In July, they said they predicted a magnitude 7.0 or higher quake in a
region that included Hokkaido by December 28. The September 25 quake fell
within that period.
Now they predict a major quake will hit an area that stretches across
desert regions to the east of Los Angeles, home to around nine million
people, including the Mojave desert and the resort town of Palm Springs,
which lies near the notorious San Andreas fault.

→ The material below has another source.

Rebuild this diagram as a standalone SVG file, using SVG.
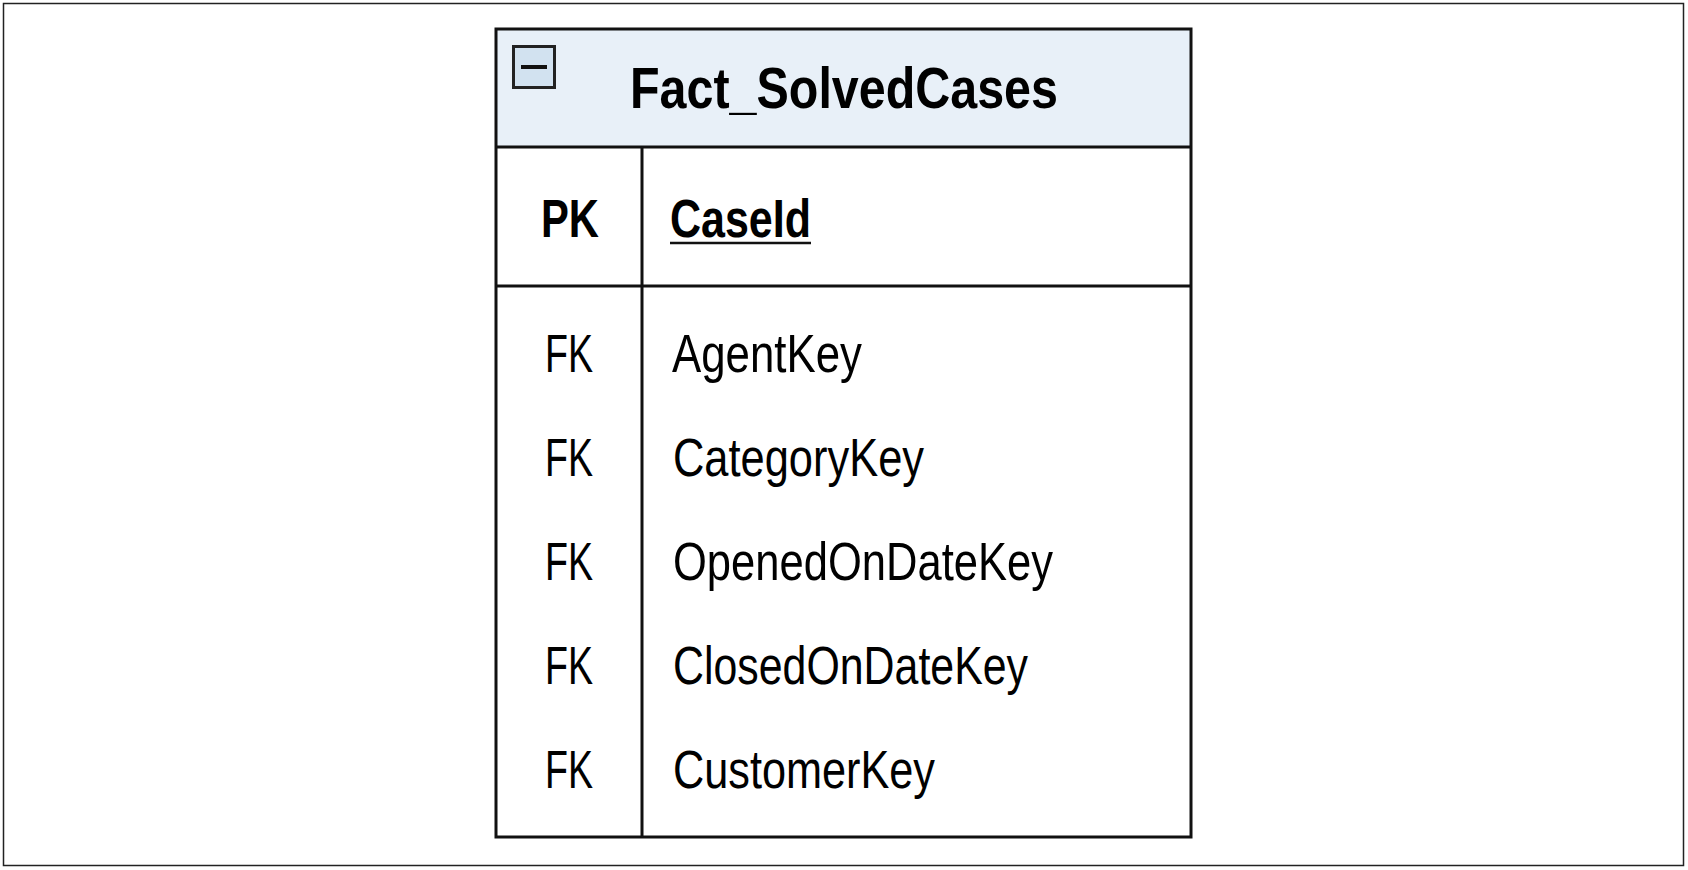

That is where experts began gathering for the Seismological Society of
America conference that looks sure to be dominated by passionate discussion
of Keilis-Borok's prediction method.
"There is something going on," Sauer told the Desert Sun newspaper in
Palm Springs. "People are at least willing to entertain the idea. It is not
seen so much as junk science now."
Another seismic expert, University of Oregon professor Ray Weldon, was
scheduled to present findings to the conference that appear to support
Keilis-Borok's research by saying the San Andreas fault is about to enter a
new and violent period of shaking.
The data, according to the Desert Sun, was gathered over 18 years around
the famed fault, showing it is under high levels of stress.
"You could consider that support (for Keilis-Borok's research)," Weldon
was quoted as saying. "But I dont lend any insight or support to a window
of time."
But researchers still point to the fact that the science of earthquake
prediction has been notoriously inaccurate and the geographic area targeted
by the UCLA team for an imminent quake is very large.
"It is not specific," said Susan Hough, a seismologist for the US
Geological Survey based in Pasadena, near Los Angeles. "They've made three
predictions and two of them have been borne out."
Keilis-Borok himself acknowledged the caution expressed by some of his
colleagues. "Application of non-linear dynamics and chaos theory is often
counter-intuitive, so acceptance by some research teams will take time."
But if his latest prediction that the earth will move in the area around
Los Angeles within the next five months proves accurate, his research could
end up saving lives and transforming seismology.